Governor Blagojevich on Gambling

http://www.wjbc.com/wire2/news/09666_Million-Dollar-Session-3WEB_062802.htm


Gov mocked for picking Hawks over CTA vote
'I prefer to watch a game that wasn't rigged,' he says

November 30, 2007
Chicago Sun-Times

BY DAVE MCKINNEY


SPRINGFIELD -- Facing widespread ridicule at the Statehouse, Gov. Blagojevich on Thursday defended skipping a key vote to avert a CTA meltdown so he could attend a Chicago Blackhawks game instead.

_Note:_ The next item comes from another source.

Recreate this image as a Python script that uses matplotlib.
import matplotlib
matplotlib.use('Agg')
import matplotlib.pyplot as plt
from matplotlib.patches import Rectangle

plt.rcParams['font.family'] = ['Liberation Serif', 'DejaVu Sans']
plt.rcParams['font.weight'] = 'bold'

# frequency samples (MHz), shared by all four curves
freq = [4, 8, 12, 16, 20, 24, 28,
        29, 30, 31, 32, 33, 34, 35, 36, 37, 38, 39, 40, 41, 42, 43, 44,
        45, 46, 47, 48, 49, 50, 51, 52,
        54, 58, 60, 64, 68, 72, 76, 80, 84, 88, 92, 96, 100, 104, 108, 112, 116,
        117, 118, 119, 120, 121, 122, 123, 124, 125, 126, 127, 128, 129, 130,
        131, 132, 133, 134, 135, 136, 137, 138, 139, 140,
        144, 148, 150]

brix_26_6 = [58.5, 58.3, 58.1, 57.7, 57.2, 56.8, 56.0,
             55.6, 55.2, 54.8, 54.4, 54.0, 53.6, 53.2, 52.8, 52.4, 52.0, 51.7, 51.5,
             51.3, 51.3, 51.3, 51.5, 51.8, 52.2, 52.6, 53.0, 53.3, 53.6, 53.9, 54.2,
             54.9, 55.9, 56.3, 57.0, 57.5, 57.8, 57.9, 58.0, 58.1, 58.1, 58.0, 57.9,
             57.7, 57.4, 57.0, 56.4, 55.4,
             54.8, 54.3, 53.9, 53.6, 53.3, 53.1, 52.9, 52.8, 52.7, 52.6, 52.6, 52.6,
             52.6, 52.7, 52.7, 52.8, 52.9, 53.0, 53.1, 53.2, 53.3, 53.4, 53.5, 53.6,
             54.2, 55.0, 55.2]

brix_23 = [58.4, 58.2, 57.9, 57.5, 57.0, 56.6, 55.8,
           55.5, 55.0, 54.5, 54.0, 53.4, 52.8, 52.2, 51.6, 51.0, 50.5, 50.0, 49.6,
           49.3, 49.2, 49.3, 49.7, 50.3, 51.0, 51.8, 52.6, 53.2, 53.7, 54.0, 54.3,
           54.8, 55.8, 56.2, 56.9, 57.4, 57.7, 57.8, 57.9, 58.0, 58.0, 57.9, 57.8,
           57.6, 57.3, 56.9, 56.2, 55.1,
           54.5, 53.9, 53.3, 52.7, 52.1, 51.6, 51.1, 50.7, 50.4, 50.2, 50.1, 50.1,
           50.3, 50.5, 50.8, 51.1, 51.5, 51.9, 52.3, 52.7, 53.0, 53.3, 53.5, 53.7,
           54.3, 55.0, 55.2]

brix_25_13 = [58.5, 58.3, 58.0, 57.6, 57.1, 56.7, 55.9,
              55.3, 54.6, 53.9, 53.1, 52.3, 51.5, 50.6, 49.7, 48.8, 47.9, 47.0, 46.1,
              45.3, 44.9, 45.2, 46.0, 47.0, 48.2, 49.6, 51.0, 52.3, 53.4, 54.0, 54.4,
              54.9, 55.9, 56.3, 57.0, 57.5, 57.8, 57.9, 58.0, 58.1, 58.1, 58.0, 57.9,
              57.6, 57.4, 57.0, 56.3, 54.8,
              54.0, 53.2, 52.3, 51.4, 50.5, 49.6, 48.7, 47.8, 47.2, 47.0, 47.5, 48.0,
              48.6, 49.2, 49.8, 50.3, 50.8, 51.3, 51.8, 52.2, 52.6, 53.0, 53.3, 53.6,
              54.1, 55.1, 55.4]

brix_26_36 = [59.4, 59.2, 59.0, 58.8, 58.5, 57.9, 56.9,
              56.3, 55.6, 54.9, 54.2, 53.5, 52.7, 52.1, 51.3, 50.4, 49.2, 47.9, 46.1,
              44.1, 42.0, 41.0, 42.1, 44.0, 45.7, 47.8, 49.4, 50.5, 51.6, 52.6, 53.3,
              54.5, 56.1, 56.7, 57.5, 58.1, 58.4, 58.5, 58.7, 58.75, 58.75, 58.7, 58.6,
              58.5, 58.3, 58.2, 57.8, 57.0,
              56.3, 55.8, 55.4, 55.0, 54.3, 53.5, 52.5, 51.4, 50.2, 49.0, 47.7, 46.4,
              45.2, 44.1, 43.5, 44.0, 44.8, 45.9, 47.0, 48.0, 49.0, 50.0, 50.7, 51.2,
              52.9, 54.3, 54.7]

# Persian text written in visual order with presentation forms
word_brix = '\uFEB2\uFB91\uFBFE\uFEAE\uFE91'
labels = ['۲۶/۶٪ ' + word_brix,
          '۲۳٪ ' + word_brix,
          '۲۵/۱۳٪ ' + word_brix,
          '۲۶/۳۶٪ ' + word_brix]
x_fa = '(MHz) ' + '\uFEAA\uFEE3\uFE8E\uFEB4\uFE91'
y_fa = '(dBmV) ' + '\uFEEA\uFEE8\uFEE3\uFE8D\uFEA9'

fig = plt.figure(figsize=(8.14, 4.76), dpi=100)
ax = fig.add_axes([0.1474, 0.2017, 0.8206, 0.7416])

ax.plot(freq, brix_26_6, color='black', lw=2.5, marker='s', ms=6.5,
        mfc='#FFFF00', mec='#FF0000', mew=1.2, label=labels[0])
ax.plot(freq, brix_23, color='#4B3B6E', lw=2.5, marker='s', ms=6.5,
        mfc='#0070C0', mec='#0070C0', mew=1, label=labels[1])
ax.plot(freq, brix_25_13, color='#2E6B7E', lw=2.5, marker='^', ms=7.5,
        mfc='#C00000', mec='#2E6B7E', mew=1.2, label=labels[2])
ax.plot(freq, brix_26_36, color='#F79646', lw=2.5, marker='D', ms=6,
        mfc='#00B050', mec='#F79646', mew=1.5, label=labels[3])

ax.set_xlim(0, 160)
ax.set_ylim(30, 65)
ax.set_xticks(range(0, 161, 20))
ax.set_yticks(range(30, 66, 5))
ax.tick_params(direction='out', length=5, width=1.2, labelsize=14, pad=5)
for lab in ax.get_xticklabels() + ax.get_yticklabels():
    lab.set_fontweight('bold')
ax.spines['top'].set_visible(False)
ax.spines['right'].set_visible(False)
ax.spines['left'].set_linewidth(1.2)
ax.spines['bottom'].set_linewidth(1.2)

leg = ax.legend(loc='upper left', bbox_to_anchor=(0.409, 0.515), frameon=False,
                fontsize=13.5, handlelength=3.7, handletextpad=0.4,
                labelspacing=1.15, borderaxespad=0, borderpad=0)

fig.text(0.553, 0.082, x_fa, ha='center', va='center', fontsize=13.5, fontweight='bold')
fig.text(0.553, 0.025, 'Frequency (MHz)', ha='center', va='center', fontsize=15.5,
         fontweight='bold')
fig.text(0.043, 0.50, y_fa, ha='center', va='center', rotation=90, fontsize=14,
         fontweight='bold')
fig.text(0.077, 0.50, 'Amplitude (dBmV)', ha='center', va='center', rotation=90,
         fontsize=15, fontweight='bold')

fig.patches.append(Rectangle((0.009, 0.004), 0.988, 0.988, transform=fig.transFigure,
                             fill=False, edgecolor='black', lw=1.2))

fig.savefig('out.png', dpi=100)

"I prefer to watch a game that wasn't rigged," Blagojevich told reporters. "That vote [Wednesday] night -- if you look carefully at that roll call where some leaders of the Democratic caucus voted against it -- suggested to me it wasn't a serious effort to pass it."

The House voted 57-53 for a plan Blagojevich favored to divert more than $400 million in state sales taxes on fuel to mass transit. It needed 71 votes to pass.

A spokesman for House Speaker Michael Madigan scoffed at the governor's accusation that the House mass-transit vote Wednesday was somehow "rigged" to fail.

"Well, we saw where the governor's priorities are," Madigan spokesman Steve Brown said. "He picked the sporting event over the people of Illinois. We've come to expect these kinds of crazy statements from this guy. We'll continue to work to solve the problem."

The governor said he had been invited to the first home game under new Blackhawks president John McDonough and that he chose to attend as a favor to McDonough, "an act to help him as a friend."

Blagojevich wouldn't say if he would consider reimbursing the state Treasury for the $5,800 it cost to use a state plane to shuttle him from Springfield to Chicago and back again to watch a sporting event on a day he ordered lawmakers to be in Springfield.

He was ridiculed in the House, where Rep. Ed Sullivan (R-Mundelein) brought a hockey stick to the House floor to make a point.

"If he's truly up there working on commerce, that's one thing. But this is him going to a hockey game to enjoy himself at the expense of the people of the state of Illinois. You can't get any more plain than that," said Sullivan, who called on the governor to cut a check to the taxpayers for his airfare.